Information provided
┏━━
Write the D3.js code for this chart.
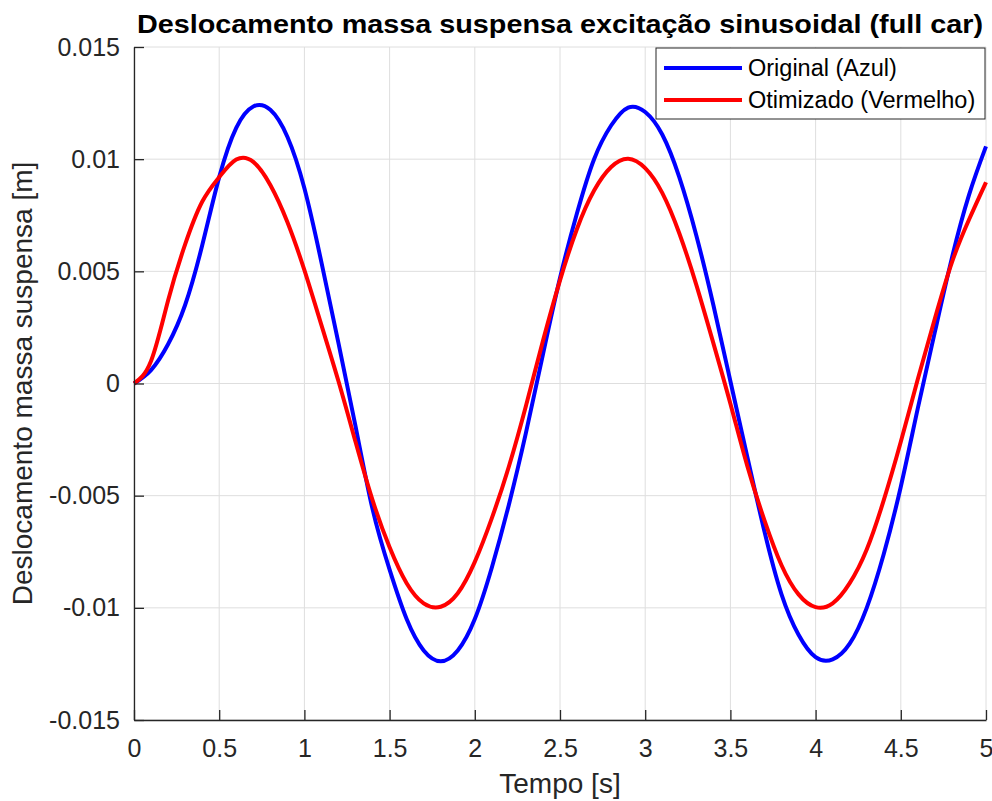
<!DOCTYPE html>
<html>
<head>
<meta charset="utf-8">
<script src="https://cdn.jsdelivr.net/npm/d3@7"></script>
<style>
  body { margin: 0; background: #fff; }
  svg { display: block; font-family: "Liberation Sans", Arial, sans-serif; }
  .axis text { font-size: 25px; fill: #262626; }
  .axis line, .axis path { stroke: #262626; stroke-width: 1.3; }
</style>
</head>
<body>
<div id="wrapper"></div>
<script>
// tempo [s], amostrado a cada 0.1 s
const tempo = d3.range(51).map(i => +(i * 0.1).toFixed(1));

// Original (Azul) [mm]
const originalMm = [
  0, 0.6, 1.75, 3.5, 6.15, 9.2, 11.4, 12.35, 12.2, 11.0,
  8.7, 5.4, 1.8, -1.9, -5.6, -8.3, -10.5, -11.9, -12.38, -11.9,
  -10.5, -8.2, -5.4, -2.2, 1.3, 4.7, 7.6, 10.0, 11.5, 12.3,
  12.1, 11.1, 9.2, 6.6, 3.5, 0.1, -3.3, -6.6, -9.4, -11.2,
  -12.2, -12.3, -11.6, -10.0, -7.6, -4.6, -1.1, 2.3, 5.6, 8.4,
  10.57
];

// Otimizado (Vermelho) [mm]
const otimizadoMm = [
  0, 1.0, 3.7, 6.2, 8.1, 9.2, 9.98, 9.88, 8.85, 7.2,
  5.05, 2.6, 0.1, -2.6, -5.2, -7.3, -8.9, -9.8, -9.95, -9.35,
  -7.95, -6.0, -3.7, -1.0, 1.9, 4.6, 6.9, 8.6, 9.65, 10.02,
  9.6, 8.5, 6.7, 4.4, 1.8, -0.9, -3.7, -6.1, -8.1, -9.4,
  -9.97, -9.8, -8.9, -7.4, -5.2, -2.6, 0.2, 2.9, 5.4, 7.3,
  8.97
];

const xTicks = [0, 0.5, 1, 1.5, 2, 2.5, 3, 3.5, 4, 4.5, 5];
const yTicks = [-0.015, -0.01, -0.005, 0, 0.005, 0.01, 0.015];

const series = [
  { name: 'Original (Azul)', color: '#0000ff', values: originalMm },
  { name: 'Otimizado (Vermelho)', color: '#ff0000', values: otimizadoMm }
];

const width = 992, height = 801;
const margin = { top: 47, right: 6, bottom: 81, left: 134 };

const svg = d3.select('#wrapper')
  .append('svg')
  .attr('width', width)
  .attr('height', height);

const xScale = d3.scaleLinear()
  .domain([0, 5])
  .range([margin.left, width - margin.right]);

const yScale = d3.scaleLinear()
  .domain([-0.015, 0.015])
  .range([height - margin.bottom, margin.top]);

// grade
const grid = svg.append('g').attr('stroke', '#dedede').attr('stroke-width', 1);
grid.selectAll('.gx')
  .data(xTicks)
  .join('line')
  .attr('x1', d => xScale(d)).attr('x2', d => xScale(d))
  .attr('y1', yScale.range()[0]).attr('y2', yScale.range()[1]);
grid.selectAll('.gy')
  .data(yTicks)
  .join('line')
  .attr('y1', d => yScale(d)).attr('y2', d => yScale(d))
  .attr('x1', xScale.range()[0]).attr('x2', xScale.range()[1]);

// curvas
const lineGenerator = d3.line()
  .x((d, i) => xScale(tempo[i]))
  .y(d => yScale(d / 1000))
  .curve(d3.curveNatural);

svg.append('g')
  .selectAll('path')
  .data(series)
  .join('path')
  .attr('d', d => lineGenerator(d.values))
  .attr('fill', 'none')
  .attr('stroke', d => d.color)
  .attr('stroke-width', 4)
  .attr('stroke-linejoin', 'round');

// eixos
const xAxis = svg.append('g')
  .attr('class', 'axis')
  .attr('transform', `translate(0, ${yScale.range()[0]})`)
  .call(d3.axisBottom(xScale)
    .tickValues(xTicks)
    .tickFormat(d => String(d))
    .tickSizeInner(-10)
    .tickSizeOuter(0)
    .tickPadding(13));
xAxis.selectAll('text').attr('dy', '0.95em');

const yAxis = svg.append('g')
  .attr('class', 'axis')
  .attr('transform', `translate(${xScale.range()[0]}, 0)`)
  .call(d3.axisLeft(yScale)
    .tickValues(yTicks)
    .tickFormat(d => String(d))
    .tickSizeInner(-10)
    .tickSizeOuter(0)
    .tickPadding(14));
yAxis.select('.domain').attr('stroke', '#555');

// títulos
svg.append('text')
  .attr('x', (xScale.range()[0] + xScale.range()[1]) / 2)
  .attr('y', 33)
  .attr('text-anchor', 'middle')
  .attr('font-size', 26.5)
  .attr('font-weight', 'bold')
  .attr('fill', '#000')
  .attr('textLength', 846)
  .attr('lengthAdjust', 'spacingAndGlyphs')
  .text('Deslocamento massa suspensa excitação sinusoidal (full car)');

svg.append('text')
  .attr('x', (xScale.range()[0] + xScale.range()[1]) / 2)
  .attr('y', 793)
  .attr('text-anchor', 'middle')
  .attr('font-size', 28)
  .attr('fill', '#262626')
  .text('Tempo [s]');

svg.append('text')
  .attr('transform', `translate(32, ${(yScale.range()[0] + yScale.range()[1]) / 2}) rotate(-90)`)
  .attr('text-anchor', 'middle')
  .attr('font-size', 28)
  .attr('fill', '#262626')
  .text('Deslocamento massa suspensa [m]');

// legenda
const legend = svg.append('g').attr('transform', 'translate(656, 48)');
legend.append('rect')
  .attr('width', 329).attr('height', 71)
  .attr('fill', '#fff')
  .attr('stroke', '#262626')
  .attr('stroke-width', 1);
const item = legend.selectAll('.item')
  .data(series)
  .join('g')
  .attr('transform', (d, i) => `translate(0, ${20 + i * 32})`);
item.append('line')
  .attr('x1', 8).attr('x2', 86)
  .attr('stroke', d => d.color)
  .attr('stroke-width', 4);
item.append('text')
  .attr('x', 92)
  .attr('dy', '0.35em')
  .attr('font-size', 23.5)
  .attr('fill', '#000')
  .text(d => d.name);
</script>
</body>
</html>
┗━━
What you should do
Copy out the whole listing exactly, and don't carry over any pictures.

Result of this task
Write the D3.js code for this chart.
<!DOCTYPE html>
<html>
<head>
<meta charset="utf-8">
<script src="https://cdn.jsdelivr.net/npm/d3@7"></script>
<style>
  body { margin: 0; background: #fff; }
  svg { display: block; font-family: "Liberation Sans", Arial, sans-serif; }
  .axis text { font-size: 25px; fill: #262626; }
  .axis line, .axis path { stroke: #262626; stroke-width: 1.3; }
</style>
</head>
<body>
<div id="wrapper"></div>
<script>
// tempo [s], amostrado a cada 0.1 s
const tempo = d3.range(51).map(i => +(i * 0.1).toFixed(1));

// Original (Azul) [mm]
const originalMm = [
  0, 0.6, 1.75, 3.5, 6.15, 9.2, 11.4, 12.35, 12.2, 11.0,
  8.7, 5.4, 1.8, -1.9, -5.6, -8.3, -10.5, -11.9, -12.38, -11.9,
  -10.5, -8.2, -5.4, -2.2, 1.3, 4.7, 7.6, 10.0, 11.5, 12.3,
  12.1, 11.1, 9.2, 6.6, 3.5, 0.1, -3.3, -6.6, -9.4, -11.2,
  -12.2, -12.3, -11.6, -10.0, -7.6, -4.6, -1.1, 2.3, 5.6, 8.4,
  10.57
];

// Otimizado (Vermelho) [mm]
const otimizadoMm = [
  0, 1.0, 3.7, 6.2, 8.1, 9.2, 9.98, 9.88, 8.85, 7.2,
  5.05, 2.6, 0.1, -2.6, -5.2, -7.3, -8.9, -9.8, -9.95, -9.35,
  -7.95, -6.0, -3.7, -1.0, 1.9, 4.6, 6.9, 8.6, 9.65, 10.02,
  9.6, 8.5, 6.7, 4.4, 1.8, -0.9, -3.7, -6.1, -8.1, -9.4,
  -9.97, -9.8, -8.9, -7.4, -5.2, -2.6, 0.2, 2.9, 5.4, 7.3,
  8.97
];

const xTicks = [0, 0.5, 1, 1.5, 2, 2.5, 3, 3.5, 4, 4.5, 5];
const yTicks = [-0.015, -0.01, -0.005, 0, 0.005, 0.01, 0.015];

const series = [
  { name: 'Original (Azul)', color: '#0000ff', values: originalMm },
  { name: 'Otimizado (Vermelho)', color: '#ff0000', values: otimizadoMm }
];

const width = 992, height = 801;
const margin = { top: 47, right: 6, bottom: 81, left: 134 };

const svg = d3.select('#wrapper')
  .append('svg')
  .attr('width', width)
  .attr('height', height);

const xScale = d3.scaleLinear()
  .domain([0, 5])
  .range([margin.left, width - margin.right]);

const yScale = d3.scaleLinear()
  .domain([-0.015, 0.015])
  .range([height - margin.bottom, margin.top]);

// grade
const grid = svg.append('g').attr('stroke', '#dedede').attr('stroke-width', 1);
grid.selectAll('.gx')
  .data(xTicks)
  .join('line')
  .attr('x1', d => xScale(d)).attr('x2', d => xScale(d))
  .attr('y1', yScale.range()[0]).attr('y2', yScale.range()[1]);
grid.selectAll('.gy')
  .data(yTicks)
  .join('line')
  .attr('y1', d => yScale(d)).attr('y2', d => yScale(d))
  .attr('x1', xScale.range()[0]).attr('x2', xScale.range()[1]);

// curvas
const lineGenerator = d3.line()
  .x((d, i) => xScale(tempo[i]))
  .y(d => yScale(d / 1000))
  .curve(d3.curveNatural);

svg.append('g')
  .selectAll('path')
  .data(series)
  .join('path')
  .attr('d', d => lineGenerator(d.values))
  .attr('fill', 'none')
  .attr('stroke', d => d.color)
  .attr('stroke-width', 4)
  .attr('stroke-linejoin', 'round');

// eixos
const xAxis = svg.append('g')
  .attr('class', 'axis')
  .attr('transform', `translate(0, ${yScale.range()[0]})`)
  .call(d3.axisBottom(xScale)
    .tickValues(xTicks)
    .tickFormat(d => String(d))
    .tickSizeInner(-10)
    .tickSizeOuter(0)
    .tickPadding(13));
xAxis.selectAll('text').attr('dy', '0.95em');

const yAxis = svg.append('g')
  .attr('class', 'axis')
  .attr('transform', `translate(${xScale.range()[0]}, 0)`)
  .call(d3.axisLeft(yScale)
    .tickValues(yTicks)
    .tickFormat(d => String(d))
    .tickSizeInner(-10)
    .tickSizeOuter(0)
    .tickPadding(14));
yAxis.select('.domain').attr('stroke', '#555');

// títulos
svg.append('text')
  .attr('x', (xScale.range()[0] + xScale.range()[1]) / 2)
  .attr('y', 33)
  .attr('text-anchor', 'middle')
  .attr('font-size', 26.5)
  .attr('font-weight', 'bold')
  .attr('fill', '#000')
  .attr('textLength', 846)
  .attr('lengthAdjust', 'spacingAndGlyphs')
  .text('Deslocamento massa suspensa excitação sinusoidal (full car)');

svg.append('text')
  .attr('x', (xScale.range()[0] + xScale.range()[1]) / 2)
  .attr('y', 793)
  .attr('text-anchor', 'middle')
  .attr('font-size', 28)
  .attr('fill', '#262626')
  .text('Tempo [s]');

svg.append('text')
  .attr('transform', `translate(32, ${(yScale.range()[0] + yScale.range()[1]) / 2}) rotate(-90)`)
  .attr('text-anchor', 'middle')
  .attr('font-size', 28)
  .attr('fill', '#262626')
  .text('Deslocamento massa suspensa [m]');

// legenda
const legend = svg.append('g').attr('transform', 'translate(656, 48)');
legend.append('rect')
  .attr('width', 329).attr('height', 71)
  .attr('fill', '#fff')
  .attr('stroke', '#262626')
  .attr('stroke-width', 1);
const item = legend.selectAll('.item')
  .data(series)
  .join('g')
  .attr('transform', (d, i) => `translate(0, ${20 + i * 32})`);
item.append('line')
  .attr('x1', 8).attr('x2', 86)
  .attr('stroke', d => d.color)
  .attr('stroke-width', 4);
item.append('text')
  .attr('x', 92)
  .attr('dy', '0.35em')
  .attr('font-size', 23.5)
  .attr('fill', '#000')
  .text(d => d.name);
</script>
</body>
</html>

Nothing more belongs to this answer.